天才とは何なのか?

天才たちの誤算―ドキュメントLTCM破綻
投資家ならばロジャー・ローウェンスタインの『When Genius Failed』の訳本『天才たちの誤算』を読んだことがある人も多いと思うが、この本のタイトルの訳はちょっとおかしいのではないかと思う。この genius は「創造に関する非凡な才能」のことで、彼らの打ち立てた経済学的なモデルに主眼がある。しかしモデルであるのだからどこかで現実と食い違ってくる(failする)のは当たり前で、ファンドが破綻したのは、そのモデルが現実にそぐわなくなったに過ぎない。彼らは最初から最後まで誤算などしていないと思う。買うと同時に売ろうとしている債権間のスプレッドは薄く、そこからまともな収益を得るには高いレバレッジを掛けるのは当たり前で、これはアービトラージ*1で儲けようとしているのだから当然のことである。そのことを「失敗の原因」であるかのように言うのはおかしい。

日本語で「天才」と言うと、他の人が一生考えてもわからないような問題をちょっと考えただけで答えを導き出したり、常人の何万倍もの記憶力と理解力を持っていて、どんな難解なパズルでもすらすらと解いてしまうかのような印象がある。


そういうタイプの天才もわずかながらいるかも知れないが、多くの学術的な分野で天才的偉業を成し遂げるのは、そのようなタイプの天才ではないだろう。

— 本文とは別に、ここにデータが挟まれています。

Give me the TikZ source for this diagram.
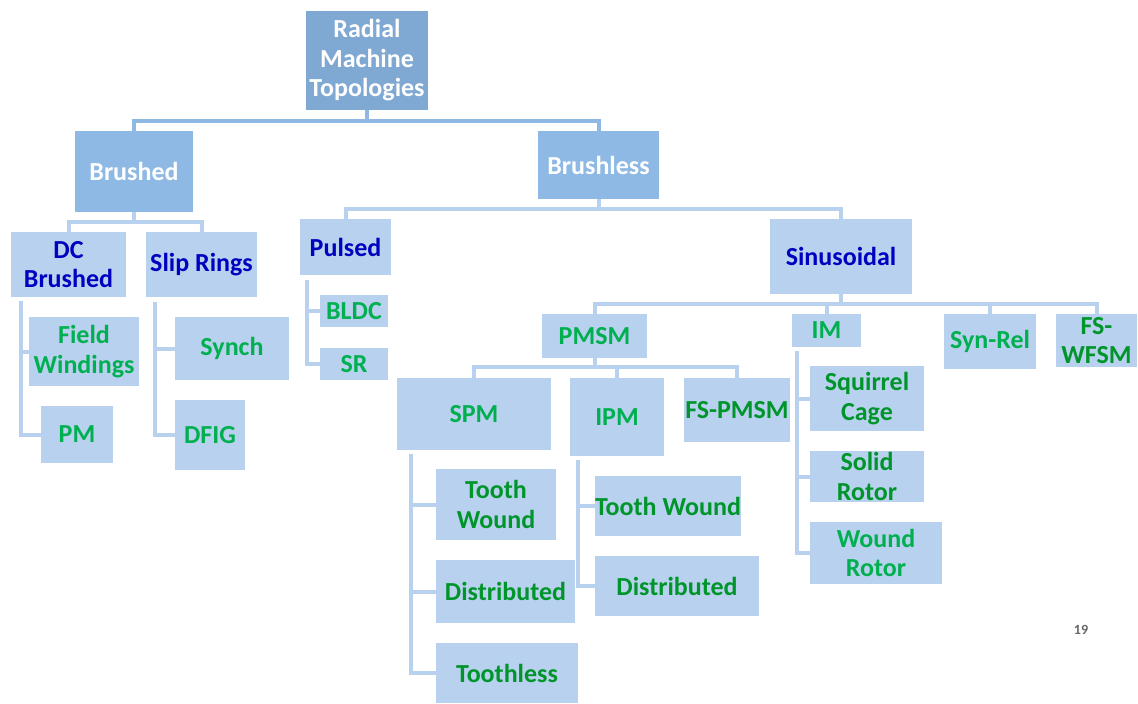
\documentclass[tikz,border=0pt]{standalone}
\usepackage{fontspec}
\setmainfont{Carlito}
\usetikzlibrary{positioning,calc}
\definecolor{rootfill}{HTML}{7FA8D3}
\definecolor{midfill}{HTML}{8DB9E4}
\definecolor{leaffill}{HTML}{B8D1EE}
\definecolor{bluetext}{HTML}{0000C0}
\definecolor{leafgreen}{HTML}{00B050}
\definecolor{deepgreen}{HTML}{00952A}
\begin{document}
\begin{tikzpicture}
[x=0.02cm,y=-0.02cm,
every node/.style={inner sep=0pt,align=center,font=\fontsize{14.8}{16.8}\selectfont\bfseries},
rootbox/.style={fill=rootfill,text=white},
midbox/.style={fill=midfill,text=white},
groupbox/.style={fill=leaffill,text=bluetext},
leafbox/.style={fill=leaffill,text=leafgreen},
deepbox/.style={fill=leaffill,text=deepgreen},
link/.style={draw=leaffill,line width=0.08cm},
toplink/.style={draw=midfill,line width=0.08cm}]
\useasboundingbox (0,0) rectangle (1138,703);
\node[rootbox,minimum width=2.44cm,minimum height=1.98cm] (root) at (367,60.5) {Radial\\Machine\\Topologies};
\node[midbox,minimum width=2.36cm,minimum height=1.62cm] (brushed) at (134,171.5) {Brushed};
\node[midbox,minimum width=2.42cm,minimum height=1.36cm] (brushless) at (598.5,165) {Brushless};
\node[groupbox,minimum width=2.30cm,minimum height=1.30cm] (dcb) at (68.5,264.5) {DC\\Brushed};
\node[groupbox,minimum width=2.22cm,minimum height=1.30cm] (slip) at (201.5,264.5) {Slip Rings};
\node[leafbox,minimum width=2.20cm,minimum height=1.38cm] (fw) at (84,351.5) {Field\\Windings};
\node[leafbox,minimum width=1.44cm,minimum height=1.14cm] (pm) at (77,434.5) {PM};
\node[leafbox,minimum width=2.28cm,minimum height=1.26cm] (synch) at (232,348.5) {Synch};
\node[leafbox,minimum width=1.40cm,minimum height=1.40cm] (dfig) at (210,435) {DFIG};
\node[groupbox,minimum width=1.82cm,minimum height=1.12cm] (pulsed) at (345.5,247) {Pulsed};
\node[leafbox,minimum width=1.36cm,minimum height=0.64cm] (bldc) at (354,311) {BLDC};
\node[leafbox,minimum width=1.36cm,minimum height=0.64cm] (sr) at (354,364) {SR};
\node[groupbox,minimum width=2.84cm,minimum height=1.50cm] (sinus) at (841,256.5) {Sinusoidal};
\node[leafbox,minimum width=2.10cm,minimum height=0.88cm] (pmsm) at (594.5,336) {PMSM};
\node[leafbox,minimum width=1.38cm,minimum height=0.66cm] (im) at (826.5,330.5) {IM};
\node[leafbox,minimum width=1.84cm,minimum height=1.10cm] (synrel) at (990,341.5) {Syn-Rel};
\node[deepbox,minimum width=1.62cm,minimum height=1.06cm] (fswfsm) at (1096.5,340.5) {FS-\\WFSM};
\node[leafbox,minimum width=3.08cm,minimum height=1.44cm] (spm) at (474,414) {SPM};
\node[leafbox,minimum width=1.88cm,minimum height=1.56cm] (ipm) at (617,417) {IPM};
\node[deepbox,minimum width=2.12cm,minimum height=1.28cm] (fspmsm) at (737,410) {FS-PMSM};
\node[deepbox,minimum width=2.40cm,minimum height=1.42cm] (stw) at (496,504.5) {Tooth\\Wound};
\node[deepbox,minimum width=2.78cm,minimum height=1.26cm] (sdist) at (505.5,591.5) {Distributed};
\node[deepbox,minimum width=2.84cm,minimum height=1.20cm] (sless) at (507,673) {Toothless};
\node[deepbox,minimum width=2.92cm,minimum height=1.20cm] (itw) at (668,506) {Tooth Wound};
\node[deepbox,minimum width=3.28cm,minimum height=1.20cm] (idist) at (677,586) {Distributed};
\node[deepbox,minimum width=2.28cm,minimum height=1.30cm] (sc) at (867,398.5) {Squirrel\\Cage};
\node[deepbox,minimum width=2.28cm,minimum height=1.02cm] (solid) at (867,476.5) {Solid\\Rotor};
\node[leafbox,minimum width=2.64cm,minimum height=1.24cm] (wound) at (876,553) {Wound\\Rotor};
\node[text=black!60,font=\fontsize{8}{9}\selectfont\bfseries] (page) at (1081,630) {19};
\draw[toplink] (root.south) -- ++(0,11);
\draw[toplink] (brushed.north) -- ++(0,-10) -| (brushless.north);
\draw[link] (brushed.south) -- ++(0,10);
\draw[link] (dcb.north) -- ++(0,-10) -| (slip.north);
\draw[link] (brushless.south) -- ++(0,10);
\draw[link] (pulsed.north) -- ++(0,-10) -| (sinus.north);
\draw[link] (sinus.south) -- ++(0,10);
\draw[link] (pmsm.north) -- ++(0,-10) -| (fswfsm.north);
\draw[link] (im.north) -- ++(0,-10);
\draw[link] (synrel.north) -- ++(0,-10);
\draw[link] (pmsm.south) -- ++(0,9);
\draw[link] (spm.north) -- ++(0,-11) -| (fspmsm.north);
\draw[link] (ipm.north) -- ++(0,-11);
\coordinate (dcbrail) at ($(dcb.south west)+(10,4)$);
\draw[link] (dcbrail) |- (fw.west);
\draw[link] (dcbrail) |- (pm.west);
\coordinate (sliprail) at ($(slip.south west)+(9,5)$);
\draw[link] (sliprail) |- (synch.west);
\draw[link] (sliprail) |- (dfig.west);
\coordinate (pulsedrail) at ($(pulsed.south west)+(7,5)$);
\draw[link] (pulsedrail) |- (bldc.west);
\draw[link] (pulsedrail) |- (sr.west);
\coordinate (spmrail) at ($(spm.south west)+(14,4)$);
\draw[link] (spmrail) |- (stw.west);
\draw[link] (spmrail) |- (sdist.west);
\draw[link] (spmrail) |- (sless.west);
\coordinate (ipmrail) at ($(ipm.south west)+(8,4)$);
\draw[link] (ipmrail) |- (itw.west);
\draw[link] (ipmrail) |- (idist.west);
\coordinate (imrail) at ($(im.south west)+(5,4)$);
\draw[link] (imrail) |- (sc.west);
\draw[link] (imrail) |- (solid.west);
\draw[link] (imrail) |- (wound.west);
\end{tikzpicture}
\end{document}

私が思うに、たいていの天才とは特定の能力にだけ傑出しており、そのこと以外には考える能力に乏しく、自分の興味のあることを考え始めると外界のことは一切頭に入らず、寝ても覚めてもそのことだけに没頭できて、集中しだすと風呂にあまり入らず、食事もとらず、72時間ぐらいは平気でのめり込み、時には恋人を犠牲にして、多くの場合、社交性の欠片も見せず、ファッションセンスも皆無であり、時には自分の全財産をかなぐり捨ててでも自分のしたい研究に没頭し、自分が興味のある分野以外では凡人以下の能力しか見せず、偏屈で頑固で粘着質で執念深くストーカーっぽい。本人はそれで幸せなのかも知れないが、世間的に見れば、ある意味、気の毒な人である。


なぜそうなのか?


多くの学術的分野では、どれだけ記憶力に優れ、どれだけ知能が高かろうと頭のなかで少し考えただけで答えに到達できるわけではなく、膨大な量の試行錯誤と膨大な量の分析を繰り返してしか新しい真実に到達できないからである。そのためには、どこまでも粘り強く一つのことに打ち込むだけの強靭な精神力がなければ非凡な業績は残せないのである。


日本語の「天才」という言葉の持つニュアンスがおかしいのは日本人が天才像自体を見誤っているからだと思う。